Charivari from the Roman de Fauvel, 14th century France
Carnival is a festival of layers, a ritual that dances atop older rituals. Our current idea of Carnival is most closely related to a Medieval tradition, which was built over a Roman and even a pre-Roman tradition, perhaps even over a primordial need for the carnivalesque.
These are not rituals that have been practiced continuously across the centuries; various links in the chain have been broken, either lost to time or interrupted by a disapproving church or government. It is hard to form a clear historical picture of how precisely the fragments of pre-Roman and Roman practice merged with a newer Christian tradition of parading, masking, and feasting before a Lenten fast. First, there had to be a Lenten fast.
Fasting for religious purposes is found across almost all cultures and religions. At Lent, Christians remember a forty day period when Jesus fasted and prayed in the desert, before returning to Jerusalem to confront his imminent execution. A forty day fast has significance in Jewish tradition; both Moses and Elijah fasted for forty days. Noah’s flood lasted for forty days. Candlemas comes forty days after Christmas, as Jewish postpartum purification rites come forty days after the birth of a son. The English Lent comes from the Old English lecten meaning season of spring. But in most Romance languages, the word for Lent refers to the number forty: Cuaresma (Spanish), Quaresma (Portuguese), Carême (French). Forty is the number for spiritual renewal and change.
The wearing of ashes is also an ancient Jewish tradition. Throughout the Old Testament, there are examples of the pouring of ashes to express grief and sorrow.
With fasting, sackcloth, and ashes I turned my face to the Lord God to seek him in prayer and to plead for grace. I prayed to the Lord, my God, and I made confession.
Daniel 9:3-4
From the very beginning, early Christians practiced fasting and the wearing of ashes, in particular around Easter. It was during the Council of Nicea in 325 AD that the idea of Lent began to take a more standardized shape. It wasn’t until 1091 AD that Pope Urban II established the imposition of ashes on the first day of Lent across the Western Church. Note this is just a few decades after the Great Schism between the Western and Eastern churches in 1054 AD. While the Eastern Orthodox definitely practice Lenten fasting, they do not traditionally practice the imposition of ashes. Ash Wednesday is a Western Medieval tradition.
The first Carnival recognized in the historic record was in Venice in 1162 AD. But I do not believe this was truly the first celebration of Carnival. Carnival was likely happening all along, on a small scale, in various regional flavors. Once Ash Wednesday was established across the Roman Catholic Church, the contrast between Carnival and Lent probably grew sharper, the festivities more intense, until finally someone wrote down some observations.

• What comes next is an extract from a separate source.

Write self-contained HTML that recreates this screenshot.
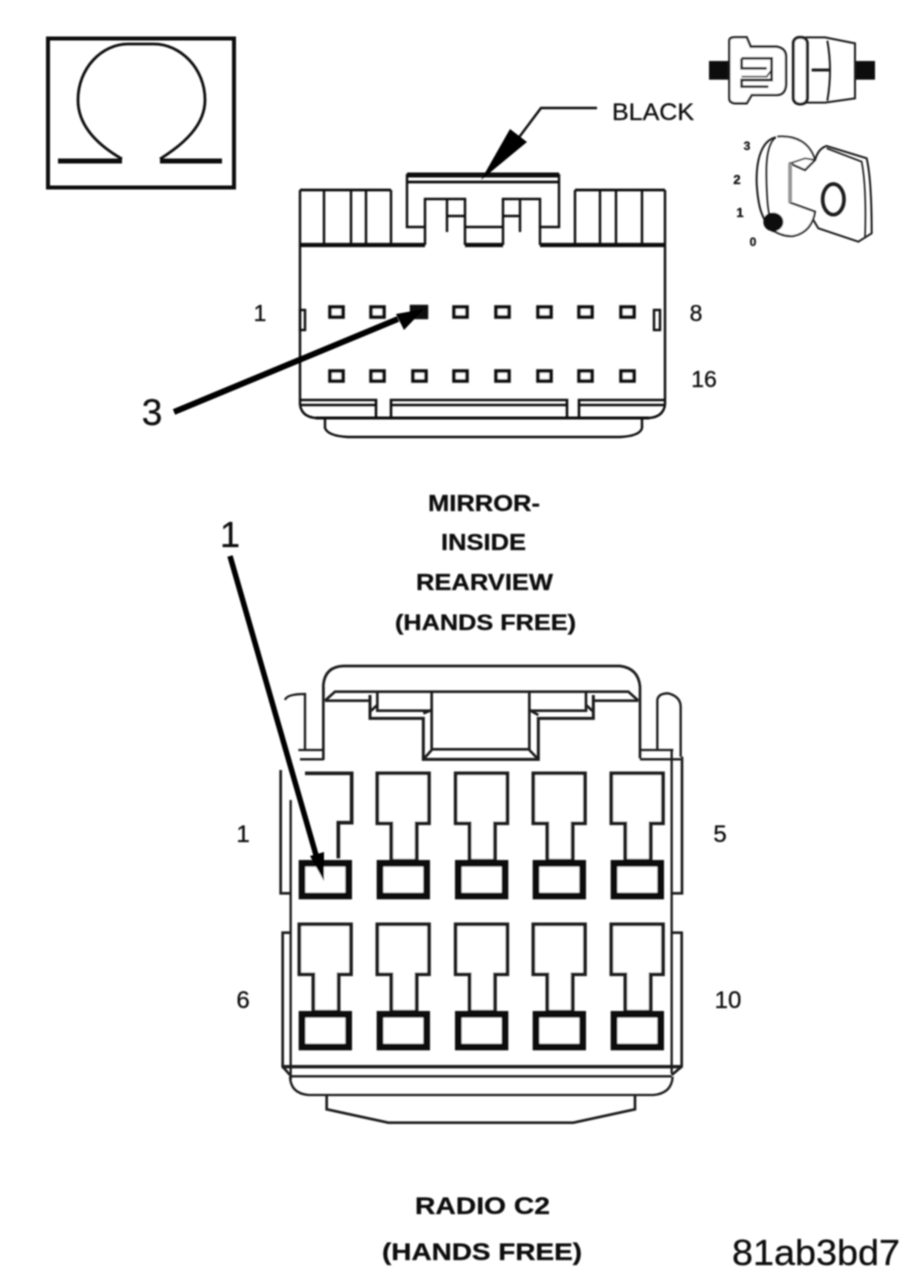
<!DOCTYPE html>
<html>
<head>
<meta charset="utf-8">
<style>
html,body{margin:0;padding:0;background:#fff;width:917px;height:1284px;overflow:hidden}
svg{display:block}
text{font-family:"Liberation Sans",sans-serif;fill:#111;stroke:#111;stroke-width:.3px}
</style>
</head>
<body>
<svg width="917" height="1284" viewBox="0 0 917 1284" xmlns="http://www.w3.org/2000/svg">
<defs>
<filter id="b" x="-5%" y="-5%" width="110%" height="110%"><feGaussianBlur stdDeviation="0.75"/></filter>
<g id="term1" fill="none" stroke="#1c1c1c" stroke-width="11">
  <path d="M0 0H155V150H118V262H42V150H0Z" fill="#fff"/>
</g>
<g id="sq" fill="#fff" stroke="#111" stroke-width="20">
  <rect x="8" y="8" width="140" height="98"/>
</g>
</defs>
<g filter="url(#b)">
<!-- Omega -->
<rect x="48" y="38.500" width="186" height="149" fill="none" stroke="#111" stroke-width="4"/>
<path d="M122 159C96 144 78 125 78 100C78 68 102 44 128 44H154C180 44 205 68 205 100C205 125 184 144 160 159" fill="none" stroke="#111" stroke-width="2.800"/>
<path d="M58 161H122M160 161H222" stroke="#111" stroke-width="5" fill="none"/>

<!-- Top connector -->
<g fill="none" stroke="#111" stroke-width="2.400">
  <path d="M300 190H391M575 190H665" stroke-width="2.800"/>
  <path d="M300 190V405M665 190V405"/>
  <path d="M324 190V245M351 190V245M366 190V245M391 190V245M575 190V245M600 190V245M616 190V245M642 190V245"/>
  <path d="M300 245H425M540 245H665" stroke-width="4.200"/>
  <path d="M465 245H503" stroke-width="4.200"/>
  <path d="M407 175H559" stroke-width="5"/>
  <path d="M407 182H559" stroke-width="2.800"/>
  <path d="M407 174V227H425V245M559 174V227H540V245"/>
  <path d="M425 227V199H465V245M503 245V199H540V227"/>
  <path d="M447 199V232M447 216H465M465 227H503M520 199V232M503 216H520"/>
  <path d="M300 400H376V417M391 417V400H567V417M579 417V400H665" stroke-width="2.600"/>
  <path d="M300 405Q302 417 316 418H649Q663 417 665 405M300 405H376M391 405H567M579 405H665"/>
  <path d="M316 418H649" stroke-width="3"/>
  <path d="M325 418V428Q328 436 348 437H620Q640 436 642 428V418"/>
  <rect x="300" y="310" width="5" height="20"/>
  <rect x="654" y="310" width="6" height="20"/>
  <g stroke="#111" stroke-width="3.600" fill="#fff">
    <rect x="330" y="307" width="13" height="10"/><rect x="371" y="307" width="13" height="10"/><rect x="454" y="307" width="13" height="10"/><rect x="496" y="307" width="13" height="10"/><rect x="538" y="307" width="13" height="10"/><rect x="579" y="307" width="13" height="10"/><rect x="621" y="307" width="13" height="10"/>
    <rect x="330" y="371" width="13" height="10"/><rect x="371" y="371" width="13" height="10"/><rect x="413" y="371" width="13" height="10"/><rect x="454" y="371" width="13" height="10"/><rect x="496" y="371" width="13" height="10"/><rect x="538" y="371" width="13" height="10"/><rect x="579" y="371" width="13" height="10"/><rect x="621" y="371" width="13" height="10"/>
  </g>
  <rect x="411" y="306" width="16" height="12" fill="#111"/>
</g>
<!-- arrow 3 -->
<path d="M174 412L398 319" stroke="#000" stroke-width="6" fill="none"/>
<path d="M424 309L396 314L404 330Z" fill="#000"/>
<!-- BLACK leader -->
<path d="M597 108H541L517 140" stroke="#111" stroke-width="2.400" fill="none"/>
<path d="M481 180L510 129L527 142Z" fill="#000"/>

<!-- Switch / key icon -->
<g transform="translate(690 20) scale(.33333)" fill="none" stroke="#1c1c1c" stroke-width="7">
  <rect x="57" y="123" width="62" height="56" fill="#111" stroke="none"/>
  <rect x="497" y="123" width="58" height="56" fill="#111" stroke="none"/>
  <path d="M118 62Q118 52 135 52H170L182 80H260Q288 85 288 110V195Q285 225 260 225H185L170 250H135Q118 248 118 235Z" fill="#fff"/>
  <path d="M155 115V145H230M155 115H245V180H155V200H235" stroke-width="8"/>
  <path d="M155 170H230L245 150" stroke-width="5"/>
  <rect x="310" y="52" width="42" height="200" rx="18" fill="#fff" stroke-width="9"/>
  <path d="M345 52H405L495 70V235L405 248H345" stroke-width="6"/>
  <path d="M412 62Q428 150 412 242" stroke-width="6"/>
  <path d="M365 150H418" stroke-width="9"/>
  <path d="M258 352C215 360 198 420 200 490C204 560 215 600 250 635" stroke-width="6"/>
  <path d="M262 350C320 345 360 370 375 420L345 450L300 430V548L375 575C370 610 350 640 310 648C285 650 260 640 240 625" fill="#fff" stroke-width="6"/>
  <path d="M258 352C222 375 228 470 232 540C234 570 238 590 245 610" stroke-width="5"/>
  <path d="M300 430L345 415L375 420" stroke-width="5"/>
  <path d="M300 430V548" stroke="#999" stroke-width="12"/>
  <path d="M375 420Q385 385 410 378L530 415Q545 480 545 640L505 665L385 625L370 600" stroke-width="6"/>
  <path d="M410 385L515 425Q530 500 525 655" stroke-width="5"/>
  <ellipse cx="250" cy="606" rx="30" ry="28" fill="#111" stroke="none"/>
  <ellipse cx="430" cy="538" rx="32" ry="46" stroke-width="11"/>
</g>
<text x="747" y="150" font-size="12" font-weight="bold" text-anchor="middle">3</text>
<text x="737" y="184" font-size="13" font-weight="bold" text-anchor="middle">2</text>
<text x="740" y="217" font-size="13" font-weight="bold" text-anchor="middle">1</text>
<text x="753" y="246" font-size="12" font-weight="bold" text-anchor="middle">0</text>

<!-- Bottom connector -->
<g transform="translate(260 650) scale(.33333)" fill="none" stroke="#1a1a1a" stroke-width="8">
  <path d="M190 140V105Q195 50 250 48H1080Q1135 55 1140 110V325"/>
  <path d="M190 110V330"/>
  <path d="M195 152L225 125H1105L1135 152M195 152H330M1000 152H1135"/>
  <path d="M330 135V205H490V328H835V205H1000V135" stroke-width="9"/>
  <path d="M352 128V182H515M515 122V298H808V122M808 182H978V128"/>
  <path d="M330 185L352 165M490 190L515 180M490 328L515 300M835 328L808 300M835 195L808 180M1000 185L978 165"/>
  <path d="M75 150Q80 132 135 132V300M115 300H190M120 328H190" stroke-width="7"/>
  <path d="M1192 300V150Q1195 130 1225 130Q1262 140 1262 170V320M1140 300H1240M1140 328H1262M1235 300V1270" stroke-width="7"/>
  <path d="M92 450V1290" stroke-width="7"/>
  <path d="M62 360V730H92M92 848H68V1250L90 1275M1235 730H1266V320M1235 848H1265V1250L1235 1275" stroke-width="8"/>
  <path d="M65 1250H1265" stroke-width="10"/>
  <path d="M90 1279H1235" stroke-width="7"/>
  <path d="M90 1280Q92 1330 145 1335H1180Q1235 1330 1238 1280" stroke-width="7"/>
  <path d="M200 1335V1378L385 1418H940L1125 1378V1335" stroke-width="8"/>

  <!-- first terminal row 1: partly hidden by arrow -->
  <path d="M135 370H275V518H235V625" stroke-width="11"/>
  <use href="#term1" x="352" y="370"/><use href="#term1" x="587" y="370"/><use href="#term1" x="820" y="370"/><use href="#term1" x="1054" y="370"/>
  <use href="#term1" x="118" y="823"/><use href="#term1" x="352" y="823"/><use href="#term1" x="587" y="823"/><use href="#term1" x="820" y="823"/><use href="#term1" x="1054" y="823"/>
  <use href="#sq" x="118" y="632"/><use href="#sq" x="352" y="632"/><use href="#sq" x="587" y="632"/><use href="#sq" x="820" y="632"/><use href="#sq" x="1054" y="632"/>
  <use href="#sq" x="118" y="1085"/><use href="#sq" x="352" y="1085"/><use href="#sq" x="587" y="1085"/><use href="#sq" x="820" y="1085"/><use href="#sq" x="1054" y="1085"/>
</g>
<!-- arrow 1 -->
<path d="M230 556L316 855" stroke="#000" stroke-width="5.500" fill="none"/>
<path d="M324 881L310 856L324 852Z" fill="#000"/>

<!-- Labels -->
<text x="612" y="120" font-size="24" textLength="82" lengthAdjust="spacingAndGlyphs">BLACK</text>
<text x="260" y="321" font-size="23" text-anchor="middle">1</text>
<text x="696" y="321" font-size="23" text-anchor="middle">8</text>
<text x="704" y="387" font-size="23" text-anchor="middle">16</text>
<text x="152" y="425" font-size="37" text-anchor="middle">3</text>
<text x="230" y="547" font-size="36" text-anchor="middle">1</text>
<text x="428" y="511" font-size="23" font-weight="bold" textLength="112" lengthAdjust="spacingAndGlyphs">MIRROR-</text>
<text x="441" y="550" font-size="23" font-weight="bold" textLength="85" lengthAdjust="spacingAndGlyphs">INSIDE</text>
<text x="416" y="590" font-size="23" font-weight="bold" textLength="137" lengthAdjust="spacingAndGlyphs">REARVIEW</text>
<text x="395" y="630" font-size="22" font-weight="bold" textLength="181" lengthAdjust="spacingAndGlyphs">(HANDS FREE)</text>
<text x="243" y="842" font-size="24" text-anchor="middle">1</text>
<text x="720" y="842" font-size="24" text-anchor="middle">5</text>
<text x="243" y="1008" font-size="24" text-anchor="middle">6</text>
<text x="728" y="1008" font-size="24" text-anchor="middle">10</text>
<text x="415" y="1214" font-size="24" font-weight="bold" textLength="135" lengthAdjust="spacingAndGlyphs">RADIO C2</text>
<text x="382" y="1260" font-size="24" font-weight="bold" textLength="200" lengthAdjust="spacingAndGlyphs">(HANDS FREE)</text>
<text x="732" y="1265" font-size="36" textLength="168" lengthAdjust="spacingAndGlyphs">81ab3bd7</text>
</g>
</svg>
</body>
</html>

Carnival was once celebrated almost everywhere in Western Europe, as far as the outer reaches of the Roman Catholic Church. Even countries that haven’t been Catholic for a very long time, like the Scandinavian nations, have vestiges of Carnival, even if only in special foods eaten one day a year (like the Norwegian fastelavensboller or the Swedish semlor).
Modern Carnival was forged during the Medieval period in Western Europe and was later exported along with European colonization of Africa and the Western Hemisphere. The role of Catholic cofraternities and religious processions shaped the krewes and samba schools that constitute today’s Carnival parades in Louisiana and Brazil and in other Carnival cultures. We will talk about these details in the coming weeks.
The chain is not unbroken. Venice has a world famous Carnival, whose eerie porcelain masks have become emblematic of both the idea of Carnival and of Venice itself. Some say it is the birthplace of Carnival and yet the celebration was officially banned by the church from 1797 until 1979. The same church that at times organized Carnival and had a role in exporting the tradition to the Western Hemisphere also prohibited Carnival when those in power felt it had grown beyond their control. In some places, this was enough to kill it. But in other places, like Venice, Carnival held on in secret until there could be a revival.